Musings ahead of Japan v. Denmark

I have a horrendously sore throat and am on antibiotics (so no beer for me tonight – well, maybe one) and as temperatures reach 30°C with 50% humidity my fridge has decided to break. These things happen in threes apparently, and I sincerely hope that the hat-trick does not arrive this evening with Japan failing to progress from Group E.

All the signs point towards a fairly staid affair in their match with Denmark, and my prediction for the game before the tournament kicked off was an insipid 0-0. Now though, with Denmark in need of a win, it is difficult to see the game ending goalless.

Japan have looked fairly resolute thus far and, while Denmark are no slouches, having tamed the attacks of Cameroon and the Netherlands there is not anybody in the Danish ranks who should cause undue concern to the Japanese defence.

This is not the same as the matches against Cameroon or the Netherlands though and there is real pressure riding on this one. One misplaced pass, lack of concentration at a set-piece or rash tackle in the penalty area could be the difference between progression and elimination.

I took part in a talk-show at a football pub in Osaki on the evening of the opening ceremony and was asked what I thought Japan’s biggest problems were. The first, I volunteered, was that they appeared to struggle somewhat when playing at home, seemingly suffocating under the pressure of expectation. Check. This is not a problem half-way around the world in South Africa and, thus far, the team has retained its composure.

Secondly, I voiced my concern for the team when they concede first. This is something that had come up in a conversation I once had with Mato Neretljak, a Croatian defender at J.League side Omiya Ardija, and he expressed bemusement at the way in which the concession of a goal always seems to rattle Japanese players. “Sometimes I don’t understand it here, when we concede a goal we start to play very badly,” he told me. “Maybe it’s a mental problem. I think it’s only a mental problem.” With Denmark likely to come out and attack in the early stages tonight Japan cannot afford to a) play badly or b) experience any mental weakness. They need to stay calm and, if and when they do concede, stick to their game-plan and not become flustered.  

Finally, I suggested that Japan are a fairly predictable team to play against and that they need to vary their play far more if they are to truly improve on the international stage. They like to play many short passes and retain possession of the ball, often without any real thrust.

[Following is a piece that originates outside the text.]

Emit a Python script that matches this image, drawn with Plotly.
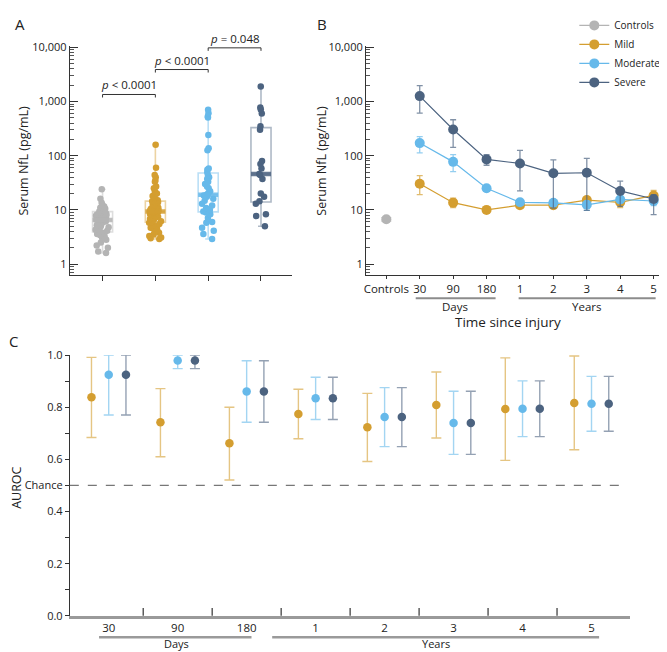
import math
import plotly.graph_objects as go

W, H = 667, 652
FONT = "Open Sans"

# ---------------- Panel A data ----------------
group_names = ["Controls", "Mild", "Moderate", "Severe"]
controls_nfl = [24, 16, 13.5, 12.5, 11.5, 11, 10.5, 10, 9.6, 9.3, 9, 8.8, 8.5, 8.2, 8, 7.8,
                7.5, 7.3, 7.1, 6.9, 6.8, 6.6, 6.5, 6.3, 6.1, 5.8, 5.5, 5.2, 5, 4.8, 4.5, 4.3,
                4.1, 4, 3.8, 3.6, 3.4, 3.2, 3, 2.8, 2.5, 2.2, 2, 1.7, 1.6]
mild_nfl = [160, 60, 44, 40, 35, 33, 27, 25, 22, 20, 19, 18, 17, 16, 15, 14.5, 14, 13.5,
            13, 12.5, 12, 11.5, 11, 10.5, 10, 9.8, 9.5, 9.3, 9.2, 9, 8.7, 8.4, 8.1, 7.8,
            7.5, 7.2, 7, 6.8, 6.5, 6.2, 6, 5.8, 5.5, 5.2, 5, 4.7, 4.5, 4.2, 4, 3.8, 3.5,
            3.3, 3.1, 3, 2.9]
moderate_nfl = [706, 610, 528, 510, 240, 138, 126, 58, 55, 49, 43, 40, 37, 33, 30, 27, 25,
                22, 20, 19, 18.5, 17.5, 16, 14.8, 13, 12, 10.8, 10, 9.3, 9, 8.3, 7.1, 6,
                5.8, 4.7, 4.1, 3.6, 2.9]
severe_nfl = [1900, 780, 710, 600, 350, 300, 80, 70, 58, 46, 44, 37, 20, 17.5, 14.5, 13,
              8.3, 7.7, 5]
box_lower = [1.6, 2.9, 2.9, 5.0]
box_q1 = [3.9, 5.9, 9.2, 14.0]
box_median = [6.5, 9.3, 19.0, 46.0]
box_q3 = [9.3, 14.5, 48.0, 330.0]
box_upper = [24.0, 160.0, 706.0, 1900.0]
p_labels = ["<i>p</i> &lt; 0.0001", "<i>p</i> &lt; 0.0001", "<i>p</i> = 0.048"]
p_pairs = [(0, 1), (1, 2), (2, 3)]
p_heights = [1350, 3900, 9800]

# ---------------- Panel B data ----------------
time_labels = ["Controls", "30", "90", "180", "1", "2", "3", "4", "5"]
controls_mean = [6.7]
controls_lo = [6.2]
controls_hi = [7.2]
mild_mean = [30.3, 13.6, 10.0, 12.2, 12.2, 15.2, 13.8, 18.5]
mild_lo = [19.2, 11.0, 9.0, 11.2, 11.0, 13.5, 11.0, 15.0]
mild_hi = [43, 16.5, 11.2, 13.5, 14, 17.5, 16, 23]
moderate_mean = [171, 77, 25, 13.8, 13.5, 12.4, 15.6, 14.6]
moderate_lo = [113, 50.7, 22.5, 12.5, 12, 9.8, 13.5, 12]
moderate_hi = [225, 105, 28, 15, 15, 14.5, 18, 17]
severe_mean = [1260, 305, 85.5, 72, 47.3, 48.5, 22.4, 15.9]
severe_lo = [610, 143, 66.7, 22.4, 10.8, 9.8, 11.6, 8.2]
severe_hi = [1960, 461, 105, 126, 84, 89, 34, 19]

# ---------------- Panel C data ----------------
auroc_labels = ["30", "90", "180", "1", "2", "3", "4", "5"]
mild_auc = [0.838, 0.742, 0.662, 0.774, 0.723, 0.808, 0.793, 0.816]
mild_auc_lo = [0.684, 0.610, 0.521, 0.679, 0.592, 0.682, 0.596, 0.637]
mild_auc_hi = [0.991, 0.871, 0.800, 0.869, 0.853, 0.935, 0.989, 0.996]
moderate_auc = [0.924, 0.979, 0.860, 0.834, 0.762, 0.739, 0.794, 0.813]
moderate_auc_lo = [0.770, 0.948, 0.742, 0.753, 0.649, 0.619, 0.687, 0.708]
moderate_auc_hi = [1.0, 1.0, 0.978, 0.915, 0.875, 0.861, 0.901, 0.918]
severe_auc = [0.924, 0.979, 0.860, 0.834, 0.762, 0.739, 0.794, 0.813]
severe_auc_lo = [0.770, 0.948, 0.742, 0.753, 0.649, 0.619, 0.687, 0.708]
severe_auc_hi = [1.0, 1.0, 0.978, 0.915, 0.875, 0.861, 0.901, 0.918]

# ---------------- styles ----------------
col = {"Controls": (180, 180, 180), "Mild": (212, 158, 48),
       "Moderate": (102, 185, 234), "Severe": (76, 99, 128)}


def c(name, a=1.0):
    r, g, b = col[name]
    return f"rgba({r},{g},{b},{a})"


def px_x(p):
    return p / W


def px_y(p):
    return 1 - p / H


AX = "#333333"
fig = go.Figure()

# ---------------- Panel A ----------------
a_values = [controls_nfl, mild_nfl, moderate_nfl, severe_nfl]
BW = 0.38
for i, g in enumerate(group_names):
    fig.add_trace(go.Box(
        x=[i], q1=[box_q1[i]], median=[box_median[i]], q3=[box_q3[i]],
        lowerfence=[box_lower[i]], upperfence=[box_upper[i]],
        width=BW, whiskerwidth=0.3, boxpoints=False,
        line=dict(color=c(g, 0.45), width=1.6), fillcolor="rgba(0,0,0,0)",
        xaxis="x", yaxis="y", showlegend=False, hoverinfo="skip"))
    fig.add_trace(go.Box(
        x=[i] * len(a_values[i]), y=a_values[i], boxpoints="all", jitter=0.75, pointpos=0,
        width=BW, marker=dict(color=c(g), size=6.5), line=dict(width=0, color="rgba(0,0,0,0)"),
        fillcolor="rgba(0,0,0,0)", whiskerwidth=0,
        xaxis="x", yaxis="y", showlegend=False))
    fig.add_trace(go.Scatter(
        x=[i - BW / 2, i + BW / 2], y=[box_median[i], box_median[i]], mode="lines",
        line=dict(color=c(g, 0.85), width=4.5), xaxis="x", yaxis="y",
        showlegend=False, hoverinfo="skip"))

annotations = []
for (a, b), h, lab in zip(p_pairs, p_heights, p_labels):
    fig.add_trace(go.Scatter(
        x=[a, a, b, b], y=[h * 0.88, h, h, h * 0.88], mode="lines",
        line=dict(color=AX, width=1), xaxis="x", yaxis="y", showlegend=False,
        hoverinfo="skip", cliponaxis=False))
    annotations.append(dict(x=(a + b) / 2, y=math.log10(h), xref="x", yref="y", text=lab,
                            showarrow=False, yanchor="bottom", yshift=0,
                            font=dict(size=11.5, color="#222", family=FONT)))

# ---------------- Panel B ----------------
fig.add_trace(go.Scatter(
    x=[0], y=controls_mean, mode="lines+markers", name="Controls",
    marker=dict(color=c("Controls"), size=10), line=dict(color=c("Controls"), width=1.2),
    error_y=dict(type="data", symmetric=False,
                 array=[h - m for h, m in zip(controls_hi, controls_mean)],
                 arrayminus=[m - l for l, m in zip(controls_lo, controls_mean)],
                 color=c("Controls", 0.7), thickness=1.2, width=5),
    xaxis="x2", yaxis="y2"))
for g, mean, lo, hi in [("Mild", mild_mean, mild_lo, mild_hi),
                        ("Moderate", moderate_mean, moderate_lo, moderate_hi),
                        ("Severe", severe_mean, severe_lo, severe_hi)]:
    fig.add_trace(go.Scatter(
        x=list(range(1, len(time_labels))), y=mean, mode="lines+markers", name=g,
        marker=dict(color=c(g), size=10), line=dict(color=c(g), width=1.2),
        error_y=dict(type="data", symmetric=False,
                     array=[h - m for h, m in zip(hi, mean)],
                     arrayminus=[m - l for l, m in zip(lo, mean)],
                     color=c(g, 0.7), thickness=1.3, width=3),
        xaxis="x2", yaxis="y2"))

# ---------------- Panel C ----------------
offsets = {"Mild": -0.25, "Moderate": 0.0, "Severe": 0.25}
for g, v, lo, hi in [("Mild", mild_auc, mild_auc_lo, mild_auc_hi),
                     ("Moderate", moderate_auc, moderate_auc_lo, moderate_auc_hi),
                     ("Severe", severe_auc, severe_auc_lo, severe_auc_hi)]:
    fig.add_trace(go.Scatter(
        x=[k + offsets[g] for k in range(len(auroc_labels))], y=v, mode="markers",
        marker=dict(color=c(g), size=8.5),
        error_y=dict(type="data", symmetric=False,
                     array=[h - m for h, m in zip(hi, v)],
                     arrayminus=[m - l for l, m in zip(lo, v)],
                     color=c(g, 0.6), thickness=1.4, width=5),
        xaxis="x3", yaxis="y3", showlegend=False, cliponaxis=False))

# ---------------- axes ----------------
log_minor = [m * 10 ** e for e in range(-1, 4) for m in range(2, 10)]
yA = dict(type="log", range=[-0.2, 4.02], tickvals=[1, 10, 100, 1000, 10000],
          ticktext=["1", "10", "100", "1,000", "10,000"], ticks="inside", ticklen=8,
          tickcolor=AX, showline=True, linecolor=AX, linewidth=1, showgrid=False,
          zeroline=False, tickfont=dict(size=11, color="#222", family=FONT),
          minor=dict(tickmode="array", tickvals=log_minor, ticks="inside", ticklen=4,
                     tickcolor="#555", showgrid=False))

layout = dict(
    width=W, height=H, margin=dict(l=0, r=0, t=0, b=0),
    paper_bgcolor="white", plot_bgcolor="white",
    font=dict(family=FONT, color="#222"),
    boxmode="overlay",
    xaxis=dict(domain=[px_x(60), px_x(283)], range=[-0.62, 3.59], tickvals=[0, 1, 2, 3],
               showticklabels=False, ticks="outside", ticklen=5, tickcolor=AX,
               showline=True, linecolor=AX, linewidth=1, showgrid=False, zeroline=False,
               anchor="y"),
    yaxis=dict(domain=[px_y(265), px_y(31)], anchor="x", **yA),
    xaxis2=dict(domain=[px_x(357), px_x(665)], range=[-0.61, 8.58],
                tickvals=list(range(len(time_labels))), ticktext=time_labels,
                ticks="outside", ticklen=3, tickcolor=AX, showline=True, linecolor=AX,
                linewidth=1, showgrid=False, zeroline=False, anchor="y2",
                tickfont=dict(size=11.5, color="#222", family=FONT)),
    yaxis2=dict(domain=[px_y(265), px_y(31)], anchor="x2", **yA),
    xaxis3=dict(domain=[px_x(60), px_x(622)], range=[-0.564, 7.56],
                tickvals=list(range(len(auroc_labels))), ticktext=auroc_labels,
                ticks="", showline=True, linecolor="#9a9a9a", linewidth=2.5,
                showgrid=False, zeroline=False, anchor="y3",
                tickfont=dict(size=11.5, color="#222", family=FONT)),
    yaxis3=dict(domain=[px_y(614), px_y(347)], range=[0, 1.0], anchor="x3",
                tickvals=[0, 0.2, 0.4, 0.5, 0.6, 0.8, 1.0],
                ticktext=["0.0", "0.2", "0.4", "Chance", "0.6", "0.8", "1.0"],
                ticks="outside", ticklen=4, tickcolor=AX, showline=True, linecolor=AX,
                linewidth=1, showgrid=False, zeroline=False,
                tickfont=dict(size=11, color="#222", family=FONT),
                minor=dict(tickvals=[0.1, 0.3, 0.7, 0.9], ticks="outside", ticklen=4,
                           tickcolor=AX, showgrid=False)),
    legend=dict(x=px_x(566), y=1.008, xanchor="left", yanchor="top",
                font=dict(size=10, color="#222", family=FONT), tracegroupgap=0,
                itemwidth=30, bgcolor="rgba(0,0,0,0)",
                entrywidth=88, entrywidthmode="pixels"),
)

shapes = []
# Panel B group lines
for x0, x1 in [(0.88, 3.27), (3.96, 8.06)]:
    shapes.append(dict(type="line", xref="x2", yref="paper", x0=x0, x1=x1,
                       y0=px_y(289), y1=px_y(289), line=dict(color="#8c8c8c", width=2)))
# Panel C group lines
for x0, x1 in [(-0.14, 2.07), (2.37, 7.11)]:
    shapes.append(dict(type="line", xref="x3", yref="paper", x0=x0, x1=x1,
                       y0=px_y(636), y1=px_y(636), line=dict(color="#9a9a9a", width=2.5)))
# Panel C category boundary ticks
for k in range(len(auroc_labels) - 1):
    shapes.append(dict(type="line", xref="x3", yref="y3", ysizemode="pixel", yanchor=0,
                       x0=k + 0.5, x1=k + 0.5, y0=0, y1=8, line=dict(color=AX, width=1.2)))
# Chance line
shapes.append(dict(type="line", xref="x3 domain", yref="y3", x0=0, x1=0.99, y0=0.5, y1=0.5,
                   line=dict(color="#777", width=1.3, dash="dash")))
layout["shapes"] = shapes


def ann(text, x, y, size=12, angle=0, xref="paper", yref="paper", xanchor="center"):
    return dict(text=text, x=x, y=y, xref=xref, yref=yref, showarrow=False,
                textangle=angle, xanchor=xanchor, yanchor="middle",
                font=dict(size=size, color="#222", family=FONT))


annotations += [
    ann("A", px_x(10), px_y(8), size=15),
    ann("B", px_x(313), px_y(8), size=15),
    ann("C", px_x(4), px_y(333), size=15),
    ann("Serum NfL (pg/mL)", px_x(14), px_y(148), size=12.5, angle=-90),
    ann("Serum NfL (pg/mL)", px_x(313), px_y(148), size=12.5, angle=-90),
    ann("AUROC", px_x(7), px_y(483), size=12.5, angle=-90),
    ann("Days", 2.07, px_y(297), size=11.5, xref="x2"),
    ann("Years", 6.0, px_y(297), size=11.5, xref="x2"),
    ann("Time since injury", 3.63, px_y(313), size=13.5, xref="x2"),
    ann("Days", 0.98, px_y(642), size=11, xref="x3"),
    ann("Years", 4.75, px_y(642), size=11, xref="x3"),
]
layout["annotations"] = annotations

fig.update_layout(**layout)
fig.write_html("out.html")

While this is all well and good when 1-0 up with 15 minutes to go, it is not particularly useful when in need of a goal (as they may well be tonight). More risks need to be taken (as head coach Takshi Okada alluded to here (http://www.fccj.or.jp/node/5753)) and the team sometimes need to be a little more direct when attacking. Any number of things can influence the flight of a strike from range (wind, deflection, bobble, Robert Green) and sometimes, rather than trying one more slide-rule pass, an optimistically-struck 30-yarder could bring about fantastic rewards.  

In Keisuke Honda, Japan do have a player capable of trying something a little different though, and maybe it’s blind optimism, maybe it’s hope or maybe it’s the cocktail of drugs the nice doctor gave me this morning, but I think he will be the key tonight and that his goal will ease Japan into the second round. 1-1.